I graduated from the University of Cambridge in 1970 and obtained a PhD at the University of Manchester in 1974. With Struther Arnott at Purdue University, I used fibre diffraction to determine the structures of DNA and RNA polynucleotides. In 1977, I joined Michael Rossmann’s group at Purdue for the successful determination of the structure of Southern Bean Mosaic Virus capsid. I returned to the UK in 1979 to the Biophysics Group at Imperial College London, led by Professor David Blow. While at Imperial, I determined the structures of glyceraldehyde 3-phosphate dehydrogenase in various states of cofactor ligation in a collaboration with Alan Wonacott, and the structure of chloramphenicol acetyltransferase (CAT) in collaboration with Bill Shaw from the University of Leicester.
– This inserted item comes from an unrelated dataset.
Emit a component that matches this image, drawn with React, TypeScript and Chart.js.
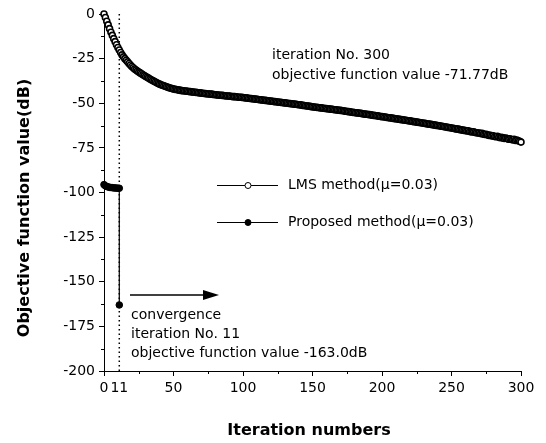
import React, { useEffect, useRef } from 'react';
import { Chart, registerables } from 'chart.js';

Chart.register(...registerables);

// ---- data ----
const xTickValues = [0, 11, 50, 100, 150, 200, 250, 300];
const convergenceIteration = 11;

// LMS method, objective function value (dB) for iterations 0..300
const lmsValues = [
  0, -2.0, -4.1, -6.1, -8.2, -10.2, -12.0, -13.8, -15.5, -17.2, -18.8,
  -20.2, -21.6, -22.9, -24.0, -25.0, -25.9, -26.8, -27.7, -28.6, -29.4,
  -30.1, -30.8, -31.4, -32.0, -32.5, -33.0, -33.5, -34.0, -34.5, -35.0,
  -35.5, -35.9, -36.4, -36.8, -37.3, -37.7, -38.1, -38.5, -38.9, -39.3,
  -39.6, -39.9, -40.2, -40.5, -40.8, -41.1, -41.3, -41.6, -41.8, -42.0,
  -42.2, -42.3, -42.5, -42.6, -42.8, -42.9, -43.0, -43.1, -43.2, -43.3,
  -43.4, -43.5, -43.6, -43.7, -43.8, -43.9, -44.0, -44.1, -44.2, -44.3,
  -44.4, -44.5, -44.6, -44.7, -44.8, -44.8, -44.9, -45.0, -45.1, -45.2,
  -45.3, -45.4, -45.5, -45.5, -45.6, -45.7, -45.8, -45.9, -45.9, -46.0,
  -46.1, -46.2, -46.3, -46.3, -46.4, -46.5, -46.6, -46.6, -46.7, -46.8,
  -46.9, -47.0, -47.1, -47.2, -47.3, -47.4, -47.5, -47.6, -47.7, -47.8,
  -47.9, -48.0, -48.1, -48.2, -48.3, -48.4, -48.5, -48.6, -48.7, -48.8,
  -48.9, -49.0, -49.1, -49.2, -49.3, -49.4, -49.5, -49.6, -49.7, -49.8,
  -49.9, -50.0, -50.1, -50.2, -50.3, -50.4, -50.5, -50.6, -50.7, -50.8,
  -50.9, -51.0, -51.2, -51.3, -51.4, -51.5, -51.6, -51.7, -51.9, -52.0,
  -52.1, -52.2, -52.3, -52.4, -52.5, -52.6, -52.7, -52.8, -52.9, -53.0,
  -53.1, -53.2, -53.3, -53.4, -53.5, -53.6, -53.7, -53.8, -53.9, -54.0,
  -54.1, -54.2, -54.4, -54.5, -54.6, -54.7, -54.8, -55.0, -55.1, -55.2,
  -55.3, -55.4, -55.5, -55.6, -55.7, -55.9, -56.0, -56.1, -56.2, -56.3,
  -56.4, -56.5, -56.7, -56.8, -56.9, -57.0, -57.1, -57.3, -57.4, -57.5,
  -57.6, -57.7, -57.9, -58.0, -58.1, -58.2, -58.3, -58.5, -58.6, -58.7,
  -58.8, -58.9, -59.1, -59.2, -59.3, -59.4, -59.5, -59.7, -59.8, -59.9,
  -60.0, -60.2, -60.3, -60.4, -60.6, -60.7, -60.8, -60.9, -61.1, -61.2,
  -61.3, -61.5, -61.6, -61.7, -61.8, -62.0, -62.1, -62.2, -62.4, -62.5,
  -62.6, -62.8, -62.9, -63.0, -63.2, -63.3, -63.5, -63.6, -63.7, -63.9,
  -64.0, -64.2, -64.3, -64.5, -64.4, -64.8, -64.9, -65.0, -65.2, -65.3,
  -65.5, -65.4, -65.8, -65.9, -66.1, -66.0, -66.4, -66.5, -66.7, -66.7,
  -67.0, -66.8, -67.3, -67.5, -67.4, -67.8, -68.0, -67.9, -68.3, -68.2,
  -68.6, -68.8, -68.5, -69.0, -69.3, -69.1, -69.4, -69.7, -69.5, -69.8,
  -70.1, -69.9, -70.3, -70.5, -70.2, -70.8, -70.6, -71.0, -71.3, -71.77,
];

// Proposed method
const proposedIterations = [0, 1, 2, 3, 4, 5, 6, 7, 8, 9, 10, 11, 11];
const proposedValues = [-95.6, -96.3, -96.6, -96.9, -97.1, -97.2, -97.3, -97.4, -97.5, -97.5, -97.6, -97.6, -163.0];

const yMinorTicks = [-12.5, -37.5, -62.5, -87.5, -112.5, -137.5, -162.5, -187.5];
const xMinorTicks = [25, 75, 125, 175, 225, 275];

const FONT = '"DejaVu Sans", sans-serif';

const overlayPlugin = {
  id: 'overlay',
  beforeDatasetsDraw(chart: any) {
    const { ctx, chartArea, scales } = chart;
    const px = scales.x.getPixelForValue(convergenceIteration);
    ctx.save();
    ctx.strokeStyle = '#000';
    ctx.lineWidth = 1.5;
    ctx.setLineDash([1.5, 3]);
    ctx.beginPath();
    ctx.moveTo(px, chartArea.top);
    ctx.lineTo(px, chartArea.bottom);
    ctx.stroke();
    ctx.restore();
  },
  afterDraw(chart: any) {
    const { ctx, chartArea, scales } = chart;
    ctx.save();
    ctx.strokeStyle = '#000';
    ctx.fillStyle = '#000';
    ctx.lineWidth = 1;
    // minor ticks
    ctx.beginPath();
    yMinorTicks.forEach((v) => {
      const py = Math.round(scales.y.getPixelForValue(v)) + 0.5;
      ctx.moveTo(chartArea.left - 3, py);
      ctx.lineTo(chartArea.left, py);
    });
    xMinorTicks.forEach((v) => {
      const px = Math.round(scales.x.getPixelForValue(v)) + 0.5;
      ctx.moveTo(px, chartArea.bottom);
      ctx.lineTo(px, chartArea.bottom + 3);
    });
    ctx.stroke();

    // annotations
    ctx.font = `14px ${FONT}`;
    ctx.textBaseline = 'middle';
    ctx.textAlign = 'left';
    ctx.fillText('iteration No. 300', 272, 55);
    ctx.fillText('objective function value -71.77dB', 272, 75);
    ctx.fillText('convergence', 131, 315);
    ctx.fillText('iteration No. 11', 131, 334);
    ctx.fillText('objective function value -163.0dB', 131, 353);

    // arrow
    ctx.lineWidth = 1.5;
    ctx.beginPath();
    ctx.moveTo(130, 295);
    ctx.lineTo(207, 295);
    ctx.stroke();
    ctx.beginPath();
    ctx.moveTo(219, 295);
    ctx.lineTo(203, 290);
    ctx.lineTo(203, 300);
    ctx.closePath();
    ctx.fill();

    // legend
    const legendRows = [
      { label: 'LMS method(\u03bc=0.03)', y: 185, fill: '#fff' },
      { label: 'Proposed method(\u03bc=0.03)', y: 222, fill: '#000' },
    ];
    legendRows.forEach((r) => {
      ctx.lineWidth = 1;
      ctx.beginPath();
      ctx.moveTo(217, r.y + 0.5);
      ctx.lineTo(278, r.y + 0.5);
      ctx.stroke();
      ctx.beginPath();
      ctx.arc(248, r.y + 0.5, 3, 0, Math.PI * 2);
      ctx.fillStyle = r.fill;
      ctx.fill();
      ctx.stroke();
      ctx.fillStyle = '#000';
      ctx.fillText(r.label, 288, r.y);
    });

    // axis titles
    ctx.font = `bold 16px ${FONT}`;
    ctx.textAlign = 'center';
    ctx.fillText('Iteration numbers', 309, 431);
    ctx.translate(25, 208);
    ctx.rotate(-Math.PI / 2);
    ctx.fillText('Objective function value(dB)', 0, 0);
    ctx.restore();
  },
};

export default function App() {
  const ref = useRef<HTMLCanvasElement>(null);
  useEffect(() => {
    document.body.style.margin = '0';
    Chart.defaults.color = '#000';
    const chart = new Chart(ref.current as HTMLCanvasElement, {
      type: 'scatter',
      data: {
        datasets: [
          {
            label: 'LMS method(\u03bc=0.03)',
            data: lmsValues.map((v, i) => ({ x: i, y: v })),
            showLine: true,
            borderColor: '#000',
            borderWidth: 1.5,
            pointRadius: 3,
            pointBorderWidth: 1.6,
            pointBackgroundColor: '#fff',
            pointBorderColor: '#000',
            clip: false,
          },
          {
            label: 'Proposed method(\u03bc=0.03)',
            data: proposedIterations.map((x, i) => ({ x, y: proposedValues[i] })),
            showLine: true,
            borderColor: '#000',
            borderWidth: 1.2,
            pointRadius: 3.3,
            pointBorderWidth: 1,
            pointBackgroundColor: '#000',
            pointBorderColor: '#000',
            clip: false,
          },
        ],
      },
      options: {
        responsive: false,
        animation: false,
        layout: { padding: { top: 14, right: 25, left: 0, bottom: 0 } },
        plugins: { legend: { display: false }, tooltip: { enabled: false } },
        scales: {
          x: {
            type: 'linear',
            min: 0,
            max: 300,
            afterBuildTicks: (scale: any) => {
              scale.ticks = xTickValues.map((v) => ({ value: v }));
            },
            afterFit: (scale: any) => {
              scale.height = 72;
            },
            ticks: {
              autoSkip: false,
              maxRotation: 0,
              padding: 4,
              color: '#000',
              font: { family: FONT, size: 14 },
            },
            grid: {
              drawOnChartArea: false,
              drawTicks: true,
              tickLength: 5,
              color: '#000',
              tickColor: (ctx: any) => (ctx.tick && ctx.tick.value === convergenceIteration ? 'rgba(0,0,0,0)' : '#000'),
            },
            border: { display: true, color: '#000', width: 1 },
          },
          y: {
            type: 'linear',
            min: -200,
            max: 0,
            afterFit: (scale: any) => {
              scale.width = 104;
            },
            ticks: {
              stepSize: 25,
              padding: 4,
              color: '#000',
              font: { family: FONT, size: 14 },
            },
            grid: {
              drawOnChartArea: false,
              drawTicks: true,
              tickLength: 5,
              color: '#000',
            },
            border: { display: true, color: '#000', width: 1 },
          },
        },
      },
      plugins: [overlayPlugin],
    });
    return () => chart.destroy();
  }, []);
  return (
    <div style={{ width: 546, height: 443 }}>
      <canvas ref={ref} width={546} height={443} style={{ display: 'block' }} />
    </div>
  );
}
I joined the LMB in 1988, initially continuing studies on CAT but also collaborating with Robin Carrell (Haematology) on the structure of ovalbumin as a model for an uncleaved serine protease inhibitor (SERPIN). At this point John Walker, who was initially PNAC and then the Dunn Nutrition Unit, obtained the first well-diffracting crystals of the soluble (F1) component of ATP synthase. In a collaboration that continued for almost 30 years, the crystal structures of bovine F1-ATPase trapped in various stages of the catalytic cycle gave considerable insight into the remarkable rotary catalytic mechanism of ATP hydrolysis and synthesis. Complexes with the natural inhibitor protein, the peripheral stalk proteins and the membrane-associated c-ring provided a more complete visualisation of this complex assembly. The crystal structures of several bacterial F1-ATPases were also determined with a view to aiding antibiotic design, culminating in the 4 Å resolution structure of an intact bacterial ATP synthase.
Using cryo-EM techniques, Tony Crowther generated a 6 Å resolution model of the Hepatitis B capsid. This was used as a phasing model to solve the atomic structure of the capsid. A breakthrough thermostabilisation technique developed by Chris Tate led to the structure determination of several G protein-coupled receptors, in both the activated (agonist bound) and inactive (antagonist bound) states, explaining the mechanism of activation. This was enhanced by the structure of the A2A receptor in complex with a minimal G protein construct.
The data processing software iMOSFLM was also extensively developed while I was working at the LMB.